Task objective = Go through the listing and set it down exactly, leaving out its pictures.
---------- Material provided
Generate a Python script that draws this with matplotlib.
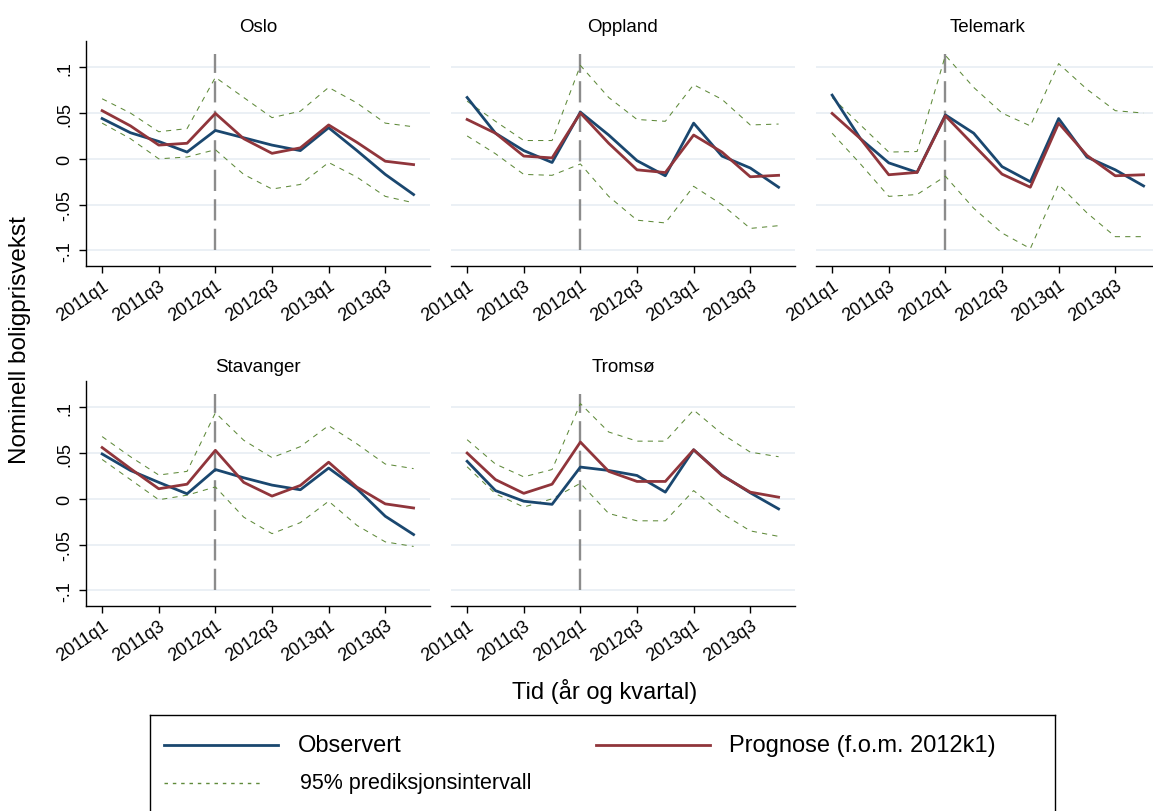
import matplotlib
matplotlib.use("Agg")
import matplotlib.pyplot as plt
import numpy as np

plt.rcParams['font.family'] = ['Liberation Sans', 'DejaVu Sans']

kvartaler = ['2011q1', '2011q2', '2011q3', '2011q4',
             '2012q1', '2012q2', '2012q3', '2012q4',
             '2013q1', '2013q2', '2013q3', '2013q4']
regioner = ['Oslo', 'Oppland', 'Telemark', 'Stavanger', 'Tromsø']
prognose_start = '2012q1'

observert = {
    'Oslo':      [0.044, 0.0285, 0.019, 0.0074, 0.031, 0.023, 0.015, 0.009, 0.034, 0.009, -0.017, -0.039],
    'Oppland':   [0.067, 0.028, 0.009, -0.004, 0.051, 0.026, -0.002, -0.0185, 0.039, 0.003, -0.010, -0.031],
    'Telemark':  [0.0696, 0.022, -0.0044, -0.0148, 0.048, 0.028, -0.0085, -0.025, 0.044, 0.0019, -0.012, -0.0296],
    'Stavanger': [0.049, 0.031, 0.018, 0.0055, 0.032, 0.023, 0.015, 0.0099, 0.0336, 0.011, -0.019, -0.039],
    'Tromsø':    [0.041, 0.009, -0.0026, -0.006, 0.0347, 0.031, 0.0255, 0.0073, 0.0536, 0.026, 0.0066, -0.011],
}
prognose = {
    'Oslo':      [0.0526, 0.036, 0.015, 0.017, 0.0496, 0.022, 0.006, 0.012, 0.037, 0.018, -0.0026, -0.0063],
    'Oppland':   [0.043, 0.028, 0.003, 0.001, 0.050, 0.017, -0.012, -0.015, 0.026, 0.0074, -0.0196, -0.018],
    'Telemark':  [0.0496, 0.022, -0.0174, -0.0148, 0.047, 0.015, -0.0167, -0.031, 0.039, 0.0037, -0.0185, -0.0174],
    'Stavanger': [0.056, 0.033, 0.011, 0.016, 0.053, 0.018, 0.003, 0.0146, 0.040, 0.0128, -0.0055, -0.010],
    'Tromsø':    [0.050, 0.021, 0.006, 0.016, 0.062, 0.030, 0.019, 0.019, 0.0536, 0.0255, 0.0073, 0.0018],
}
ovre = {
    'Oslo':      [0.0656, 0.050, 0.0296, 0.033, 0.089, 0.067, 0.045, 0.052, 0.078, 0.061, 0.039, 0.035],
    'Oppland':   [0.063, 0.041, 0.020, 0.020, 0.102, 0.067, 0.043, 0.041, 0.081, 0.065, 0.037, 0.038],
    'Telemark':  [0.067, 0.037, 0.0074, 0.008, 0.113, 0.078, 0.050, 0.036, 0.104, 0.076, 0.0526, 0.050],
    'Stavanger': [0.068, 0.046, 0.026, 0.030, 0.094, 0.064, 0.045, 0.057, 0.080, 0.060, 0.038, 0.033],
    'Tromsø':    [0.0646, 0.038, 0.024, 0.032, 0.104, 0.073, 0.063, 0.063, 0.097, 0.071, 0.051, 0.046],
}
nedre = {
    'Oslo':      [0.039, 0.022, 0.0, 0.002, 0.010, -0.017, -0.033, -0.028, -0.004, -0.020, -0.041, -0.048],
    'Oppland':   [0.025, 0.0056, -0.017, -0.018, -0.0056, -0.041, -0.067, -0.070, -0.030, -0.050, -0.076, -0.073],
    'Telemark':  [0.028, -0.0056, -0.041, -0.039, -0.019, -0.054, -0.081, -0.098, -0.028, -0.059, -0.085, -0.085],
    'Stavanger': [0.043, 0.021, -0.001, 0.004, 0.013, -0.020, -0.038, -0.026, -0.0026, -0.029, -0.047, -0.052],
    'Tromsø':    [0.035, 0.0055, -0.009, 0.0, 0.017, -0.016, -0.024, -0.024, 0.009, -0.016, -0.035, -0.041],
}

ytick_vals = [-0.1, -0.05, 0, 0.05, 0.1]
ytick_labels = ['-.1', '-.05', '0', '.05', '.1']

BLUE = '#1a476f'
RED = '#90353b'
GREEN = '#5f8a3a'
GRID = '#e7eef4'

W, H = 1153, 812
fig = plt.figure(figsize=(W / 100, H / 100), dpi=100)

# panel boxes in pixels: (left, top)
pw, ph = 344, 224.5
panel_pos = [(86, 42), (451, 42), (816, 42), (86, 382), (451, 382)]

x = np.arange(len(kvartaler))
xtick_idx = list(range(0, len(kvartaler), 2))
x_start = kvartaler.index(prognose_start)

for i, (reg, (px, py)) in enumerate(zip(regioner, panel_pos)):
    ax = fig.add_axes([px / W, 1 - (py + ph) / H, pw / W, ph / H])
    for v in ytick_vals:
        ax.axhline(v, color=GRID, lw=1.2, zorder=0)
    ax.vlines(x_start, -0.1, 0.115, color='#8c8c8c', lw=1.7,
              linestyles=(0, (9, 3.5)), zorder=1)
    ax.plot(x, ovre[reg], color=GREEN, lw=0.75, ls=(0, (5, 5)), zorder=2)
    ax.plot(x, nedre[reg], color=GREEN, lw=0.75, ls=(0, (5, 5)), zorder=2)
    ax.plot(x, observert[reg], color=BLUE, lw=2.0, zorder=3)
    ax.plot(x, prognose[reg], color=RED, lw=2.0, zorder=4)

    ax.set_xlim(-0.57, 11.58)
    ax.set_ylim(-0.1165, 0.1287)
    ax.set_title(reg, fontsize=13.5, pad=7)

    for s in ['top', 'right']:
        ax.spines[s].set_visible(False)
    ax.spines['bottom'].set_linewidth(1.0)
    ax.spines['left'].set_linewidth(1.0)

    ax.set_xticks(xtick_idx)
    ax.set_xticklabels([kvartaler[k] for k in xtick_idx], rotation=34,
                       ha='right', va='top', rotation_mode='anchor',
                       fontsize=13)
    ax.tick_params(axis='x', length=5, width=1.0, pad=3)

    if i % 3 == 0:
        ax.set_yticks(ytick_vals)
        ax.set_yticklabels(ytick_labels, rotation=90, va='center',
                           fontsize=13)
        ax.tick_params(axis='y', length=5, width=1.0, pad=4)
    else:
        ax.spines['left'].set_visible(False)
        ax.set_yticks([])

fig.text(20 / W, 1 - 340 / H, 'Nominell boligprisvekst', rotation=90,
         ha='center', va='center', fontsize=17.5)
fig.text(605 / W, 1 - 691 / H, 'Tid (år og kvartal)', ha='center',
         va='center', fontsize=17)

# legend box, pixel coordinates
lg = fig.add_axes([150 / W, 1 - 840 / H, 905 / W, 124 / H])
lg.set_xlim(150, 1055)
lg.set_ylim(840, 716)
lg.set_xticks([])
lg.set_yticks([])
for s in lg.spines.values():
    s.set_linewidth(1.0)
lg.plot([164, 278], [746, 746], color=BLUE, lw=2.0)
lg.text(298, 746, 'Observert', fontsize=17, va='center')
lg.plot([596, 710], [746, 746], color=RED, lw=2.0)
lg.text(729, 746, 'Prognose (f.o.m. 2012k1)', fontsize=17, va='center')
lg.plot([164, 264], [784, 784], color=GREEN, lw=1.0, ls=(0, (2.5, 3.5)))
lg.text(300, 784, '95% prediksjonsintervall', fontsize=15.5, va='center')

fig.savefig('out.png', dpi=100)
--------------------
Output for this task =
Generate a Python script that draws this with matplotlib.
import matplotlib
matplotlib.use("Agg")
import matplotlib.pyplot as plt
import numpy as np

plt.rcParams['font.family'] = ['Liberation Sans', 'DejaVu Sans']

kvartaler = ['2011q1', '2011q2', '2011q3', '2011q4',
             '2012q1', '2012q2', '2012q3', '2012q4',
             '2013q1', '2013q2', '2013q3', '2013q4']
regioner = ['Oslo', 'Oppland', 'Telemark', 'Stavanger', 'Tromsø']
prognose_start = '2012q1'

observert = {
    'Oslo':      [0.044, 0.0285, 0.019, 0.0074, 0.031, 0.023, 0.015, 0.009, 0.034, 0.009, -0.017, -0.039],
    'Oppland':   [0.067, 0.028, 0.009, -0.004, 0.051, 0.026, -0.002, -0.0185, 0.039, 0.003, -0.010, -0.031],
    'Telemark':  [0.0696, 0.022, -0.0044, -0.0148, 0.048, 0.028, -0.0085, -0.025, 0.044, 0.0019, -0.012, -0.0296],
    'Stavanger': [0.049, 0.031, 0.018, 0.0055, 0.032, 0.023, 0.015, 0.0099, 0.0336, 0.011, -0.019, -0.039],
    'Tromsø':    [0.041, 0.009, -0.0026, -0.006, 0.0347, 0.031, 0.0255, 0.0073, 0.0536, 0.026, 0.0066, -0.011],
}
prognose = {
    'Oslo':      [0.0526, 0.036, 0.015, 0.017, 0.0496, 0.022, 0.006, 0.012, 0.037, 0.018, -0.0026, -0.0063],
    'Oppland':   [0.043, 0.028, 0.003, 0.001, 0.050, 0.017, -0.012, -0.015, 0.026, 0.0074, -0.0196, -0.018],
    'Telemark':  [0.0496, 0.022, -0.0174, -0.0148, 0.047, 0.015, -0.0167, -0.031, 0.039, 0.0037, -0.0185, -0.0174],
    'Stavanger': [0.056, 0.033, 0.011, 0.016, 0.053, 0.018, 0.003, 0.0146, 0.040, 0.0128, -0.0055, -0.010],
    'Tromsø':    [0.050, 0.021, 0.006, 0.016, 0.062, 0.030, 0.019, 0.019, 0.0536, 0.0255, 0.0073, 0.0018],
}
ovre = {
    'Oslo':      [0.0656, 0.050, 0.0296, 0.033, 0.089, 0.067, 0.045, 0.052, 0.078, 0.061, 0.039, 0.035],
    'Oppland':   [0.063, 0.041, 0.020, 0.020, 0.102, 0.067, 0.043, 0.041, 0.081, 0.065, 0.037, 0.038],
    'Telemark':  [0.067, 0.037, 0.0074, 0.008, 0.113, 0.078, 0.050, 0.036, 0.104, 0.076, 0.0526, 0.050],
    'Stavanger': [0.068, 0.046, 0.026, 0.030, 0.094, 0.064, 0.045, 0.057, 0.080, 0.060, 0.038, 0.033],
    'Tromsø':    [0.0646, 0.038, 0.024, 0.032, 0.104, 0.073, 0.063, 0.063, 0.097, 0.071, 0.051, 0.046],
}
nedre = {
    'Oslo':      [0.039, 0.022, 0.0, 0.002, 0.010, -0.017, -0.033, -0.028, -0.004, -0.020, -0.041, -0.048],
    'Oppland':   [0.025, 0.0056, -0.017, -0.018, -0.0056, -0.041, -0.067, -0.070, -0.030, -0.050, -0.076, -0.073],
    'Telemark':  [0.028, -0.0056, -0.041, -0.039, -0.019, -0.054, -0.081, -0.098, -0.028, -0.059, -0.085, -0.085],
    'Stavanger': [0.043, 0.021, -0.001, 0.004, 0.013, -0.020, -0.038, -0.026, -0.0026, -0.029, -0.047, -0.052],
    'Tromsø':    [0.035, 0.0055, -0.009, 0.0, 0.017, -0.016, -0.024, -0.024, 0.009, -0.016, -0.035, -0.041],
}

ytick_vals = [-0.1, -0.05, 0, 0.05, 0.1]
ytick_labels = ['-.1', '-.05', '0', '.05', '.1']

BLUE = '#1a476f'
RED = '#90353b'
GREEN = '#5f8a3a'
GRID = '#e7eef4'

W, H = 1153, 812
fig = plt.figure(figsize=(W / 100, H / 100), dpi=100)

# panel boxes in pixels: (left, top)
pw, ph = 344, 224.5
panel_pos = [(86, 42), (451, 42), (816, 42), (86, 382), (451, 382)]

x = np.arange(len(kvartaler))
xtick_idx = list(range(0, len(kvartaler), 2))
x_start = kvartaler.index(prognose_start)

for i, (reg, (px, py)) in enumerate(zip(regioner, panel_pos)):
    ax = fig.add_axes([px / W, 1 - (py + ph) / H, pw / W, ph / H])
    for v in ytick_vals:
        ax.axhline(v, color=GRID, lw=1.2, zorder=0)
    ax.vlines(x_start, -0.1, 0.115, color='#8c8c8c', lw=1.7,
              linestyles=(0, (9, 3.5)), zorder=1)
    ax.plot(x, ovre[reg], color=GREEN, lw=0.75, ls=(0, (5, 5)), zorder=2)
    ax.plot(x, nedre[reg], color=GREEN, lw=0.75, ls=(0, (5, 5)), zorder=2)
    ax.plot(x, observert[reg], color=BLUE, lw=2.0, zorder=3)
    ax.plot(x, prognose[reg], color=RED, lw=2.0, zorder=4)

    ax.set_xlim(-0.57, 11.58)
    ax.set_ylim(-0.1165, 0.1287)
    ax.set_title(reg, fontsize=13.5, pad=7)

    for s in ['top', 'right']:
        ax.spines[s].set_visible(False)
    ax.spines['bottom'].set_linewidth(1.0)
    ax.spines['left'].set_linewidth(1.0)

    ax.set_xticks(xtick_idx)
    ax.set_xticklabels([kvartaler[k] for k in xtick_idx], rotation=34,
                       ha='right', va='top', rotation_mode='anchor',
                       fontsize=13)
    ax.tick_params(axis='x', length=5, width=1.0, pad=3)

    if i % 3 == 0:
        ax.set_yticks(ytick_vals)
        ax.set_yticklabels(ytick_labels, rotation=90, va='center',
                           fontsize=13)
        ax.tick_params(axis='y', length=5, width=1.0, pad=4)
    else:
        ax.spines['left'].set_visible(False)
        ax.set_yticks([])

fig.text(20 / W, 1 - 340 / H, 'Nominell boligprisvekst', rotation=90,
         ha='center', va='center', fontsize=17.5)
fig.text(605 / W, 1 - 691 / H, 'Tid (år og kvartal)', ha='center',
         va='center', fontsize=17)

# legend box, pixel coordinates
lg = fig.add_axes([150 / W, 1 - 840 / H, 905 / W, 124 / H])
lg.set_xlim(150, 1055)
lg.set_ylim(840, 716)
lg.set_xticks([])
lg.set_yticks([])
for s in lg.spines.values():
    s.set_linewidth(1.0)
lg.plot([164, 278], [746, 746], color=BLUE, lw=2.0)
lg.text(298, 746, 'Observert', fontsize=17, va='center')
lg.plot([596, 710], [746, 746], color=RED, lw=2.0)
lg.text(729, 746, 'Prognose (f.o.m. 2012k1)', fontsize=17, va='center')
lg.plot([164, 264], [784, 784], color=GREEN, lw=1.0, ls=(0, (2.5, 3.5)))
lg.text(300, 784, '95% prediksjonsintervall', fontsize=15.5, va='center')

fig.savefig('out.png', dpi=100)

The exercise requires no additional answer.